From foreign correspondence to home-grown thrillers

After 35 years at the ABC, foreign correspondent Michael Brissenden has released his fourth book, Dust. Photo: SUPPLIED
IN a long career as an acclaimed journalist, foreign correspondent, and author, Michael Brissenden can sometimes be found in an inner-city bar playing double bass with his jazz trio.
“I’ve always been musical and played in rock and roll bands in my 20s, but when I worked in America in 2009, I decided to learn the double bass,” he said.
“Washington is a divided city – a black city and a white city, and because it’s home to places like the State Department, there is a mixed workforce, and many of them have come through the military bands – amazing musicians.
“They get into their 50s and go back to playing music, and I played in a lot of bands with black and white Americans, all trying to rediscover their musical roots. It was great fun.”
When he’s not on the bass, Brissenden is writing gripping crime thrillers. His first book of fiction, The List, was published in 2017, and DeadLetters followed in 2021. His fourth book, Dust, released last month by Hachette Australia, expands on his third 2024 novel, Smoke, set in California.
Speaking from the road on his way to talk in Lismore this week with friend and author Paul Daley, Brissenden said he was inspired by reading about Lake Mead in Nevada.
“It’s not far from Vegas, and as it was drying up, they found all sorts of stuff on the lake bed that people had wanted to keep hidden – the mob had been dumping bodies in there for years,” he said.

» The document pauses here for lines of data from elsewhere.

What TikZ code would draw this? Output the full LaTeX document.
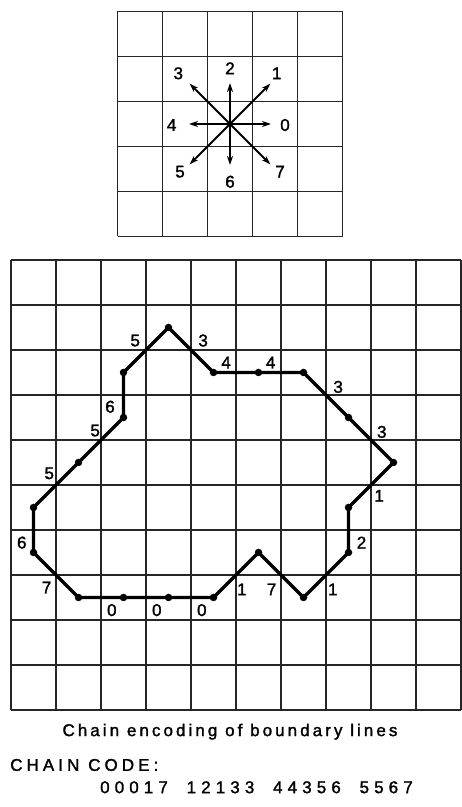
\documentclass[tikz,border=0pt]{standalone}
\usepackage{fontspec}
\setmainfont{Liberation Sans}[FakeBold=1.6]
\usetikzlibrary{arrows.meta}

\begin{document}
\begin{tikzpicture}[x=1pt, y=1pt, >={Stealth[length=9pt, width=6pt]},
    gridline/.style={line width=1.6pt, black!85},
    boundary/.style={line width=3.2pt, line join=round},
    vertex/.style={circle, fill, inner sep=0pt, minimum size=7.5pt},
    every node/.style={font=\fontsize{17}{17}\selectfont, inner sep=0pt}]
  \useasboundingbox (0,0) rectangle (462,807);

  % Direction grid
  \foreach \i in {0,...,5} {
    \draw[gridline] (117.5+45*\i, 570.5) -- (117.5+45*\i, 795.5);
    \draw[gridline] (117.5, 570.5+45*\i) -- (342.5, 570.5+45*\i);
  }

  % Direction arrows
  \coordinate (c) at (230,683);
  \foreach \d/\r in {0/41,1/57,2/41,3/57,4/41,5/57,6/41,7/57} {
    \coordinate (tip\d) at ([shift={(\d*45:\r)}]c);
    \draw[->, line width=1.8pt] (c) -- (tip\d);
  }
  \foreach \d/\x/\y in {0/285/682, 1/276.7/733.7, 2/230/738.7, 3/178.3/733.7,
                        4/171.7/682, 5/180/635.3, 6/230/625.3, 7/280/635.3} {
    \node (dir\d) at (\x,\y) {\d};
  }

  % Boundary grid
  \begin{scope}[shift={(11,97)}, x=45pt, y=45pt]
    \foreach \i in {0,...,10} {
      \draw[gridline] (\i,0) -- (\i,10);
      \draw[gridline] (0,\i) -- (10,\i);
    }

    % Boundary points, in chain order
    \foreach \n/\x/\y in {1/1.5/2.5, 2/2.5/2.5, 3/3.5/2.5, 4/4.5/2.5, 5/5.5/3.5,
                          6/6.5/2.5, 7/7.5/3.5, 8/7.5/4.5, 9/8.5/5.5, 10/7.5/6.5,
                          11/6.5/7.5, 12/5.5/7.5, 13/4.5/7.5, 14/3.5/8.5, 15/2.5/7.5,
                          16/2.5/6.5, 17/1.5/5.5, 18/0.5/4.5, 19/0.5/3.5} {
      \coordinate (p\n) at (\x,\y);
    }
    \draw[boundary] (p1) \foreach \n in {2,...,19} {-- (p\n)} -- cycle;
    \foreach \n in {1,...,19} {
      \node[vertex] (v\n) at (p\n) {};
    }

    % Chain code digits
    \foreach \n/\x/\y/\c in {1/2.24/2.22/0, 2/3.24/2.22/0, 3/4.24/2.22/0,
                             4/5.13/2.68/1, 5/5.79/2.68/7, 6/7.15/2.68/1,
                             7/7.79/3.72/2, 8/8.18/4.76/1, 9/8.24/6.18/3,
                             10/7.27/7.18/3, 11/5.77/7.72/4, 12/4.78/7.72/4,
                             13/4.27/8.21/3, 14/2.76/8.21/5, 15/2.2/6.74/6,
                             16/1.87/6.21/5, 17/0.85/5.26/5, 18/0.24/3.72/6,
                             19/0.79/2.72/7} {
      \node (code\n) at (\x,\y) {\c};
    }
  \end{scope}

  \node (caption) at (230,75.3) {\addfontfeature{LetterSpace=18}Chain encoding of boundary lines};
  \node[anchor=west] (chainhead) at (10,42) {\addfontfeature{LetterSpace=24}CHAIN CODE:};
  \node[anchor=west] (chaincode) at (100,19.7)
    {\addfontfeature{LetterSpace=30}00017\hspace{9pt} 12133\hspace{9pt} 44356\hspace{9pt} 5567};
\end{tikzpicture}
\end{document}
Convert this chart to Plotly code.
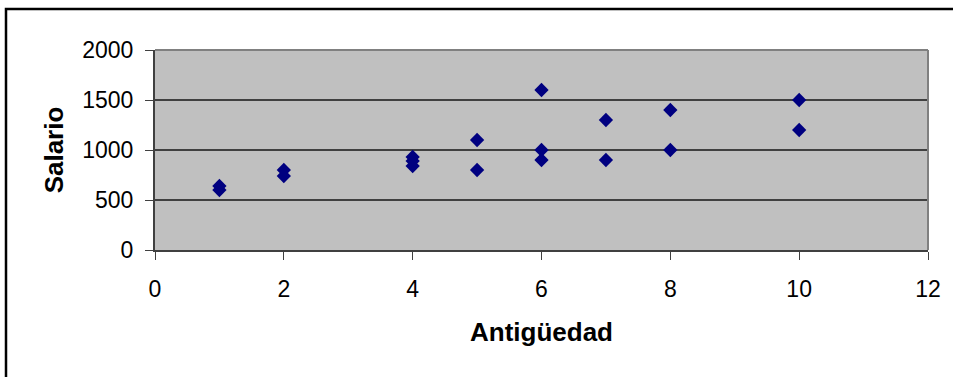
import plotly.graph_objects as go

antiguedad = [1, 1, 2, 2, 4, 4, 4, 5, 5, 6, 6, 6, 7, 7, 8, 8, 10, 10]
salario = [640, 600, 800, 740, 930, 890, 840, 1100, 800, 1600, 1000, 900, 1300, 900, 1400, 1000, 1500, 1200]
x_ticks = [0, 2, 4, 6, 8, 10, 12]
y_ticks = [0, 500, 1000, 1500, 2000]

FONT = "Liberation Sans, Arial, sans-serif"
DARK = "#404040"

fig = go.Figure()
fig.add_trace(go.Scatter(
    x=antiguedad, y=salario, mode="markers",
    marker=dict(symbol="diamond", size=11, color="#000080", line=dict(width=0)),
    showlegend=False, hoverinfo="x+y",
))

fig.update_layout(
    width=953, height=377,
    margin=dict(l=155, r=25, t=50, b=127),
    paper_bgcolor="white",
    plot_bgcolor="#C0C0C0",
    font=dict(family=FONT, color="black", size=23),
    xaxis=dict(
        range=[0, 12], tickvals=x_ticks, ticktext=[str(v) for v in x_ticks],
        showgrid=False, zeroline=False,
        showline=True, linecolor=DARK, linewidth=2,
        ticks="outside", ticklen=8, tickcolor=DARK, tickwidth=1,
        tickfont=dict(size=23), ticklabelstandoff=9,
        title=dict(text="<b>Antigüedad</b>", font=dict(size=26), standoff=22),
    ),
    yaxis=dict(
        range=[0, 2000], tickvals=y_ticks, ticktext=[str(v) for v in y_ticks],
        showgrid=True, gridcolor=DARK, gridwidth=2, zeroline=False,
        showline=True, linecolor=DARK, linewidth=2,
        ticks="outside", ticklen=8, tickcolor=DARK, tickwidth=1,
        tickfont=dict(size=23), ticklabelstandoff=7,
        title=dict(text="<b>Salario</b>", font=dict(size=26), standoff=11),
    ),
    shapes=[
        dict(type="line", xref="paper", yref="paper", x0=0, x1=1, y0=1, y1=1,
             line=dict(color="#808080", width=2), layer="above"),
        dict(type="line", xref="paper", yref="paper", x0=1, x1=1, y0=0, y1=1,
             line=dict(color="#808080", width=2), layer="above"),
        dict(type="rect", xref="paper", yref="paper",
             x0=(6 - 155) / 773, x1=(962 - 155) / 773,
             y0=(250 - 392) / 200, y1=(250 - 9) / 200,
             line=dict(color="black", width=2.5), fillcolor="rgba(0,0,0,0)", layer="above"),
    ],
)

fig.write_html("out.html")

“I loved that idea and my colleague, the late Paul Lockyer, did a story about Lake Cargelligo when that dried up and the town was playing cricket on the lake bed.
“We’ve got a lot of lakes this happens to, and I wanted to write a book based here. It’s not a real town but set in an area west of West Wyalong.”
Brissenden has worked in Moscow, Brussels and Washington. He was the political editor for 7.30 Report, the ABC’s defence and security correspondent, the presenter of the AM current affairs program on ABC radio and a reporter with Four Corners.
Still working as a journalist when he published his debut novel, Brissenden decided a transition was in the wind.

“I hit 60, and I thought if I’m actually ever going to make a go of it, I should do it now, so that’s when I decided to leave,” he said.
“I’d come to the end of the road at the ABC after 35 years and done pretty much every job I’d wanted to do.
“It was just time to do something else, and if I was ever going to make this work, this was the time.
“It’s still hard, but it’s a different bit of your brain, and there are some great things about not having to stick to the facts – that’s quite a liberating experience.”
Weaving international geopolitics, conflicts and universal themes, Brissenden’s storytelling retains a distinctly Australian voice.
“The crime novel has become the new social model of our time – it’s reflecting the reality of what we are and what’s coursing through our world,” he said.
“The anxieties running through the background of a lot of the best of these is essentially fiction, but it’s cemented in our current reality.
“After such a long time in journalism, I bring that background, but I’m not trying to be didactic about politics or anything; I’m just naturally attuned to it and the stories within.”